Repeat, exactly and completely, the material that follows. Omit the pictures.

++++ Source material ++++

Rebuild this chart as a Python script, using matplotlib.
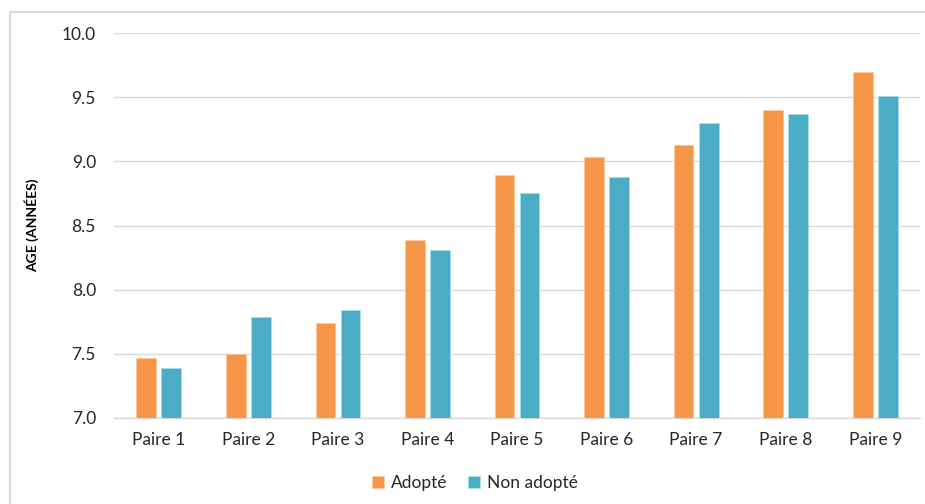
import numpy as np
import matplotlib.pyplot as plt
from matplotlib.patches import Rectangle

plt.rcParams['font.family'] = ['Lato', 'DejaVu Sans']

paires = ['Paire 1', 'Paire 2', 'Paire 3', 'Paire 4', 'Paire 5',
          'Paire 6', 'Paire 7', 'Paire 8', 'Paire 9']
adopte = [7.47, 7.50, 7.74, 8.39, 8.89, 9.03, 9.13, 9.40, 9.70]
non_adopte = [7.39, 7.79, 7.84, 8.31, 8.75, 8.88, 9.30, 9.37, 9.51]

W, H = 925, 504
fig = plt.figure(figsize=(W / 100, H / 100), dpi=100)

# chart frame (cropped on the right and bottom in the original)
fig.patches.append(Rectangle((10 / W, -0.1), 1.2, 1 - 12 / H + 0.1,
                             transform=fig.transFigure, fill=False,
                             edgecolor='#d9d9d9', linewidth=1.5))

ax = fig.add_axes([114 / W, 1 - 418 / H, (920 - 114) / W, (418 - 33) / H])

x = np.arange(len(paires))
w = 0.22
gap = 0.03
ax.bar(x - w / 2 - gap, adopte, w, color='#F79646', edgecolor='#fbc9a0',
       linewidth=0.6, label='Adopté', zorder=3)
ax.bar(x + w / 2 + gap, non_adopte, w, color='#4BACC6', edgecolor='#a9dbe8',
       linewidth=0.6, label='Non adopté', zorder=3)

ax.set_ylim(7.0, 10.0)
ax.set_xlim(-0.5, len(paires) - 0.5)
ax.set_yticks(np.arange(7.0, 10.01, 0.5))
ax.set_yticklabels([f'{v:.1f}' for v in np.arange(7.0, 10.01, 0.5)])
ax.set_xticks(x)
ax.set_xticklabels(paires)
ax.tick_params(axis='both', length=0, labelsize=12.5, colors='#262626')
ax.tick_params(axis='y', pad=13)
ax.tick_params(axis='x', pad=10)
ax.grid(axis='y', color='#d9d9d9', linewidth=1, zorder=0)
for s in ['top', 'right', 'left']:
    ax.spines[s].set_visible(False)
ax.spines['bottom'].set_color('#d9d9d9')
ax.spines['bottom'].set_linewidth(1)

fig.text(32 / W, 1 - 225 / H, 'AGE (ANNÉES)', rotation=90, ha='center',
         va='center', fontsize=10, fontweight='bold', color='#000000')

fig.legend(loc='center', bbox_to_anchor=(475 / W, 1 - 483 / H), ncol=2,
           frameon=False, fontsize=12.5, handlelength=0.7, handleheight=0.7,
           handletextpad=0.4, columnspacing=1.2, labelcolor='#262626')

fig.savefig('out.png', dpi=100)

++++

## Final result
Rebuild this chart as a Python script, using matplotlib.
import numpy as np
import matplotlib.pyplot as plt
from matplotlib.patches import Rectangle

plt.rcParams['font.family'] = ['Lato', 'DejaVu Sans']

paires = ['Paire 1', 'Paire 2', 'Paire 3', 'Paire 4', 'Paire 5',
          'Paire 6', 'Paire 7', 'Paire 8', 'Paire 9']
adopte = [7.47, 7.50, 7.74, 8.39, 8.89, 9.03, 9.13, 9.40, 9.70]
non_adopte = [7.39, 7.79, 7.84, 8.31, 8.75, 8.88, 9.30, 9.37, 9.51]

W, H = 925, 504
fig = plt.figure(figsize=(W / 100, H / 100), dpi=100)

# chart frame (cropped on the right and bottom in the original)
fig.patches.append(Rectangle((10 / W, -0.1), 1.2, 1 - 12 / H + 0.1,
                             transform=fig.transFigure, fill=False,
                             edgecolor='#d9d9d9', linewidth=1.5))

ax = fig.add_axes([114 / W, 1 - 418 / H, (920 - 114) / W, (418 - 33) / H])

x = np.arange(len(paires))
w = 0.22
gap = 0.03
ax.bar(x - w / 2 - gap, adopte, w, color='#F79646', edgecolor='#fbc9a0',
       linewidth=0.6, label='Adopté', zorder=3)
ax.bar(x + w / 2 + gap, non_adopte, w, color='#4BACC6', edgecolor='#a9dbe8',
       linewidth=0.6, label='Non adopté', zorder=3)

ax.set_ylim(7.0, 10.0)
ax.set_xlim(-0.5, len(paires) - 0.5)
ax.set_yticks(np.arange(7.0, 10.01, 0.5))
ax.set_yticklabels([f'{v:.1f}' for v in np.arange(7.0, 10.01, 0.5)])
ax.set_xticks(x)
ax.set_xticklabels(paires)
ax.tick_params(axis='both', length=0, labelsize=12.5, colors='#262626')
ax.tick_params(axis='y', pad=13)
ax.tick_params(axis='x', pad=10)
ax.grid(axis='y', color='#d9d9d9', linewidth=1, zorder=0)
for s in ['top', 'right', 'left']:
    ax.spines[s].set_visible(False)
ax.spines['bottom'].set_color('#d9d9d9')
ax.spines['bottom'].set_linewidth(1)

fig.text(32 / W, 1 - 225 / H, 'AGE (ANNÉES)', rotation=90, ha='center',
         va='center', fontsize=10, fontweight='bold', color='#000000')

fig.legend(loc='center', bbox_to_anchor=(475 / W, 1 - 483 / H), ncol=2,
           frameon=False, fontsize=12.5, handlelength=0.7, handleheight=0.7,
           handletextpad=0.4, columnspacing=1.2, labelcolor='#262626')

fig.savefig('out.png', dpi=100)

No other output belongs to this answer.